Set task: All of the material below is to be restated word for word, apart from the pictures.

#####

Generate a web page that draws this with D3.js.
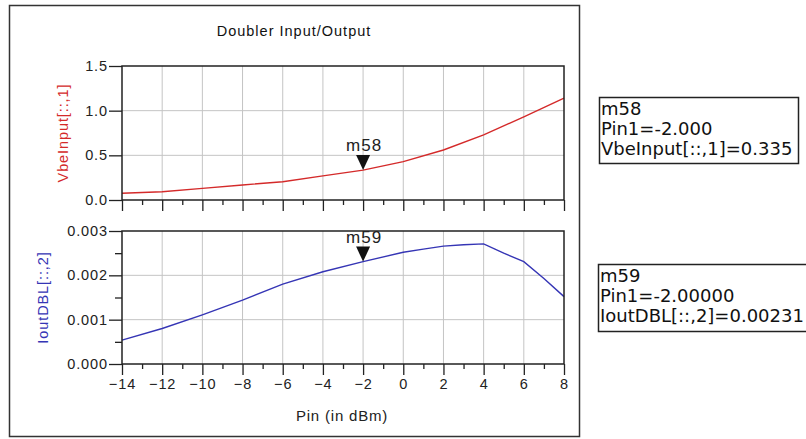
<!DOCTYPE html>
<html>
<head>
<meta charset="utf-8">
<script src="https://cdn.jsdelivr.net/npm/d3@7"></script>
<style>
  body { margin: 0; background: #fff; }
  svg { display: block; font-family: "Liberation Sans", Arial, sans-serif; }
</style>
</head>
<body>
<div id="chart"></div>
<script>
// Pin sweep (dBm) and the two traces
const xTickValues = [-14, -12, -10, -8, -6, -4, -2, 0, 2, 4, 6, 8];
const xMinorValues = [-13, -11, -9, -7, -5, -3, -1, 1, 3, 5, 7];

const pinTop = [-14, -12, -10, -8, -6, -4, -2, 0, 2, 4, 6, 8];
const vbeInput = [0.075, 0.093, 0.13, 0.168, 0.205, 0.27, 0.335, 0.43, 0.56, 0.73, 0.93, 1.14];

const pinBottom = [-14, -12, -10, -8, -6, -4, -2, 0, 1, 2, 3, 4, 5, 6, 7, 8];
const ioutDBL = [0.00054, 0.0008, 0.00111, 0.00144, 0.0018, 0.00208, 0.00231, 0.00252, 0.00259, 0.00266, 0.00269, 0.00271, 0.0025, 0.00231, 0.00193, 0.00152];

const topTicks = [0, 0.5, 1.0, 1.5];
const bottomTicks = [0, 0.001, 0.002, 0.003];
const bottomMinor = [0.0005, 0.0015, 0.0025];

const width = 806, height = 439;
const marginLeft = 122, marginRight = 564;
const font = 'Liberation Sans, Arial, sans-serif';

const svg = d3.select('#chart').append('svg')
    .attr('width', width)
    .attr('height', height);

svg.append('rect').attr('width', width).attr('height', height).attr('fill', '#fff');

// outer frame
svg.append('rect')
    .attr('x', 9.5).attr('y', 5.5)
    .attr('width', 570).attr('height', 431)
    .attr('fill', 'none')
    .attr('stroke', '#333')
    .attr('stroke-width', 1.5);

svg.append('text')
    .attr('x', 294).attr('y', 36)
    .attr('text-anchor', 'middle')
    .attr('font-size', 14.5)
    .attr('letter-spacing', 1)
    .attr('fill', '#111')
    .text('Doubler Input/Output');

const x = d3.scaleLinear([-14, 8], [marginLeft, marginRight]);

function styleTicks(a) {
    a.select('.domain').remove();
    a.selectAll('.tick line').attr('stroke', '#222').attr('stroke-width', 1.3);
    a.selectAll('text')
        .attr('font-size', 14.5)
        .attr('letter-spacing', 0.9)
        .attr('fill', '#222')
        .attr('font-family', font);
}

function drawPanel({ top, bottom, yDomain, yTicks, yMinor, yFormat, xs, ys, color, yLabel, yLabelX, showXLabels, marker }) {
    const y = d3.scaleLinear(yDomain, [bottom, top]);
    const g = svg.append('g');

    // grid
    g.append('g')
        .selectAll('line')
        .data(xTickValues.slice(1, -1))
        .join('line')
        .attr('x1', d => x(d)).attr('x2', d => x(d))
        .attr('y1', top).attr('y2', bottom)
        .attr('stroke', '#c4c4c4');
    g.append('g')
        .selectAll('line')
        .data(yTicks.slice(1, -1))
        .join('line')
        .attr('x1', marginLeft).attr('x2', marginRight)
        .attr('y1', d => y(d)).attr('y2', d => y(d))
        .attr('stroke', '#c4c4c4');

    // y axis
    g.append('g')
        .attr('transform', `translate(${marginLeft},0)`)
        .call(d3.axisLeft(y).tickValues(yTicks).tickSize(13).tickPadding(1).tickFormat(d3.format(yFormat)))
        .call(styleTicks);
    if (yMinor) {
        g.append('g')
            .attr('transform', `translate(${marginLeft},0)`)
            .call(d3.axisLeft(y).tickValues(yMinor).tickSize(7).tickFormat(''))
            .call(styleTicks);
    }

    // x axis ticks below panel
    g.append('g')
        .attr('transform', `translate(0,${bottom})`)
        .call(d3.axisBottom(x).tickValues(xTickValues).tickSize(11).tickPadding(4)
            .tickFormat(showXLabels ? d3.format('d') : ''))
        .call(styleTicks);
    g.append('g')
        .attr('transform', `translate(0,${bottom})`)
        .call(d3.axisBottom(x).tickValues(xMinorValues).tickSize(5).tickFormat(''))
        .call(styleTicks);

    // trace
    const line = d3.line()
        .x((d, i) => x(xs[i]))
        .y(d => y(d));
    g.append('path')
        .attr('d', line(ys))
        .attr('fill', 'none')
        .attr('stroke', color)
        .attr('stroke-width', 1.4);

    // panel frame
    g.append('rect')
        .attr('x', marginLeft).attr('y', top)
        .attr('width', marginRight - marginLeft).attr('height', bottom - top)
        .attr('fill', 'none')
        .attr('stroke', '#222')
        .attr('stroke-width', 1.5);

    g.append('text')
        .attr('transform', `translate(${yLabelX},${(top + bottom) / 2}) rotate(-90)`)
        .attr('text-anchor', 'middle')
        .attr('font-size', 14.5)
        .attr('letter-spacing', 0.9)
        .attr('fill', color)
        .text(yLabel);

    // marker
    const mx = x(marker.pin), my = y(marker.value);
    g.append('path')
        .attr('d', `M${mx - 7},${my - 15}L${mx + 7},${my - 15}L${mx},${my}Z`)
        .attr('fill', '#111');
    g.append('text')
        .attr('x', mx + 1).attr('y', my - 19)
        .attr('text-anchor', 'middle')
        .attr('font-size', 17)
        .attr('letter-spacing', 1)
        .attr('fill', '#222')
        .text(marker.name);
}

drawPanel({
    top: 66, bottom: 200, yDomain: [0, 1.5], yTicks: topTicks, yFormat: '.1f',
    xs: pinTop, ys: vbeInput, color: '#d42a2a', yLabel: 'VbeInput[::,1]', yLabelX: 68,
    showXLabels: false, marker: { name: 'm58', pin: -2, value: 0.335 }
});
drawPanel({
    top: 231, bottom: 364, yDomain: [0, 0.003], yTicks: bottomTicks, yMinor: bottomMinor, yFormat: '.3f',
    xs: pinBottom, ys: ioutDBL, color: '#3535b5', yLabel: 'IoutDBL[::,2]', yLabelX: 48,
    showXLabels: true, marker: { name: 'm59', pin: -2, value: 0.00231 }
});

svg.append('text')
    .attr('x', 342).attr('y', 421)
    .attr('text-anchor', 'middle')
    .attr('font-size', 15)
    .attr('letter-spacing', 0.8)
    .attr('fill', '#222')
    .text('Pin (in dBm)');

// marker readouts
const readouts = [
    { x: 599, y: 97, w: 199, h: 66, lines: ['m58', 'Pin1=-2.000', 'VbeInput[::,1]=0.335'] },
    { x: 598, y: 264, w: 220, h: 67, lines: ['m59', 'Pin1=-2.00000', 'IoutDBL[::,2]=0.00231'] }
];
readouts.forEach(r => {
    svg.append('rect')
        .attr('x', r.x + 0.5).attr('y', r.y + 0.5)
        .attr('width', r.w).attr('height', r.h)
        .attr('fill', '#fff')
        .attr('stroke', '#222')
        .attr('stroke-width', 1.5);
    svg.append('g')
        .selectAll('text')
        .data(r.lines)
        .join('text')
        .attr('x', r.x + 2)
        .attr('y', (d, i) => r.y + 18 + i * 20)
        .attr('font-family', 'DejaVu Sans, sans-serif')
        .attr('font-size', 18)
        .attr('fill', '#111')
        .text(d => d);
});
</script>
</body>
</html>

#####

Task solution:
Generate a web page that draws this with D3.js.
<!DOCTYPE html>
<html>
<head>
<meta charset="utf-8">
<script src="https://cdn.jsdelivr.net/npm/d3@7"></script>
<style>
  body { margin: 0; background: #fff; }
  svg { display: block; font-family: "Liberation Sans", Arial, sans-serif; }
</style>
</head>
<body>
<div id="chart"></div>
<script>
// Pin sweep (dBm) and the two traces
const xTickValues = [-14, -12, -10, -8, -6, -4, -2, 0, 2, 4, 6, 8];
const xMinorValues = [-13, -11, -9, -7, -5, -3, -1, 1, 3, 5, 7];

const pinTop = [-14, -12, -10, -8, -6, -4, -2, 0, 2, 4, 6, 8];
const vbeInput = [0.075, 0.093, 0.13, 0.168, 0.205, 0.27, 0.335, 0.43, 0.56, 0.73, 0.93, 1.14];

const pinBottom = [-14, -12, -10, -8, -6, -4, -2, 0, 1, 2, 3, 4, 5, 6, 7, 8];
const ioutDBL = [0.00054, 0.0008, 0.00111, 0.00144, 0.0018, 0.00208, 0.00231, 0.00252, 0.00259, 0.00266, 0.00269, 0.00271, 0.0025, 0.00231, 0.00193, 0.00152];

const topTicks = [0, 0.5, 1.0, 1.5];
const bottomTicks = [0, 0.001, 0.002, 0.003];
const bottomMinor = [0.0005, 0.0015, 0.0025];

const width = 806, height = 439;
const marginLeft = 122, marginRight = 564;
const font = 'Liberation Sans, Arial, sans-serif';

const svg = d3.select('#chart').append('svg')
    .attr('width', width)
    .attr('height', height);

svg.append('rect').attr('width', width).attr('height', height).attr('fill', '#fff');

// outer frame
svg.append('rect')
    .attr('x', 9.5).attr('y', 5.5)
    .attr('width', 570).attr('height', 431)
    .attr('fill', 'none')
    .attr('stroke', '#333')
    .attr('stroke-width', 1.5);

svg.append('text')
    .attr('x', 294).attr('y', 36)
    .attr('text-anchor', 'middle')
    .attr('font-size', 14.5)
    .attr('letter-spacing', 1)
    .attr('fill', '#111')
    .text('Doubler Input/Output');

const x = d3.scaleLinear([-14, 8], [marginLeft, marginRight]);

function styleTicks(a) {
    a.select('.domain').remove();
    a.selectAll('.tick line').attr('stroke', '#222').attr('stroke-width', 1.3);
    a.selectAll('text')
        .attr('font-size', 14.5)
        .attr('letter-spacing', 0.9)
        .attr('fill', '#222')
        .attr('font-family', font);
}

function drawPanel({ top, bottom, yDomain, yTicks, yMinor, yFormat, xs, ys, color, yLabel, yLabelX, showXLabels, marker }) {
    const y = d3.scaleLinear(yDomain, [bottom, top]);
    const g = svg.append('g');

    // grid
    g.append('g')
        .selectAll('line')
        .data(xTickValues.slice(1, -1))
        .join('line')
        .attr('x1', d => x(d)).attr('x2', d => x(d))
        .attr('y1', top).attr('y2', bottom)
        .attr('stroke', '#c4c4c4');
    g.append('g')
        .selectAll('line')
        .data(yTicks.slice(1, -1))
        .join('line')
        .attr('x1', marginLeft).attr('x2', marginRight)
        .attr('y1', d => y(d)).attr('y2', d => y(d))
        .attr('stroke', '#c4c4c4');

    // y axis
    g.append('g')
        .attr('transform', `translate(${marginLeft},0)`)
        .call(d3.axisLeft(y).tickValues(yTicks).tickSize(13).tickPadding(1).tickFormat(d3.format(yFormat)))
        .call(styleTicks);
    if (yMinor) {
        g.append('g')
            .attr('transform', `translate(${marginLeft},0)`)
            .call(d3.axisLeft(y).tickValues(yMinor).tickSize(7).tickFormat(''))
            .call(styleTicks);
    }

    // x axis ticks below panel
    g.append('g')
        .attr('transform', `translate(0,${bottom})`)
        .call(d3.axisBottom(x).tickValues(xTickValues).tickSize(11).tickPadding(4)
            .tickFormat(showXLabels ? d3.format('d') : ''))
        .call(styleTicks);
    g.append('g')
        .attr('transform', `translate(0,${bottom})`)
        .call(d3.axisBottom(x).tickValues(xMinorValues).tickSize(5).tickFormat(''))
        .call(styleTicks);

    // trace
    const line = d3.line()
        .x((d, i) => x(xs[i]))
        .y(d => y(d));
    g.append('path')
        .attr('d', line(ys))
        .attr('fill', 'none')
        .attr('stroke', color)
        .attr('stroke-width', 1.4);

    // panel frame
    g.append('rect')
        .attr('x', marginLeft).attr('y', top)
        .attr('width', marginRight - marginLeft).attr('height', bottom - top)
        .attr('fill', 'none')
        .attr('stroke', '#222')
        .attr('stroke-width', 1.5);

    g.append('text')
        .attr('transform', `translate(${yLabelX},${(top + bottom) / 2}) rotate(-90)`)
        .attr('text-anchor', 'middle')
        .attr('font-size', 14.5)
        .attr('letter-spacing', 0.9)
        .attr('fill', color)
        .text(yLabel);

    // marker
    const mx = x(marker.pin), my = y(marker.value);
    g.append('path')
        .attr('d', `M${mx - 7},${my - 15}L${mx + 7},${my - 15}L${mx},${my}Z`)
        .attr('fill', '#111');
    g.append('text')
        .attr('x', mx + 1).attr('y', my - 19)
        .attr('text-anchor', 'middle')
        .attr('font-size', 17)
        .attr('letter-spacing', 1)
        .attr('fill', '#222')
        .text(marker.name);
}

drawPanel({
    top: 66, bottom: 200, yDomain: [0, 1.5], yTicks: topTicks, yFormat: '.1f',
    xs: pinTop, ys: vbeInput, color: '#d42a2a', yLabel: 'VbeInput[::,1]', yLabelX: 68,
    showXLabels: false, marker: { name: 'm58', pin: -2, value: 0.335 }
});
drawPanel({
    top: 231, bottom: 364, yDomain: [0, 0.003], yTicks: bottomTicks, yMinor: bottomMinor, yFormat: '.3f',
    xs: pinBottom, ys: ioutDBL, color: '#3535b5', yLabel: 'IoutDBL[::,2]', yLabelX: 48,
    showXLabels: true, marker: { name: 'm59', pin: -2, value: 0.00231 }
});

svg.append('text')
    .attr('x', 342).attr('y', 421)
    .attr('text-anchor', 'middle')
    .attr('font-size', 15)
    .attr('letter-spacing', 0.8)
    .attr('fill', '#222')
    .text('Pin (in dBm)');

// marker readouts
const readouts = [
    { x: 599, y: 97, w: 199, h: 66, lines: ['m58', 'Pin1=-2.000', 'VbeInput[::,1]=0.335'] },
    { x: 598, y: 264, w: 220, h: 67, lines: ['m59', 'Pin1=-2.00000', 'IoutDBL[::,2]=0.00231'] }
];
readouts.forEach(r => {
    svg.append('rect')
        .attr('x', r.x + 0.5).attr('y', r.y + 0.5)
        .attr('width', r.w).attr('height', r.h)
        .attr('fill', '#fff')
        .attr('stroke', '#222')
        .attr('stroke-width', 1.5);
    svg.append('g')
        .selectAll('text')
        .data(r.lines)
        .join('text')
        .attr('x', r.x + 2)
        .attr('y', (d, i) => r.y + 18 + i * 20)
        .attr('font-family', 'DejaVu Sans, sans-serif')
        .attr('font-size', 18)
        .attr('fill', '#111')
        .text(d => d);
});
</script>
</body>
</html>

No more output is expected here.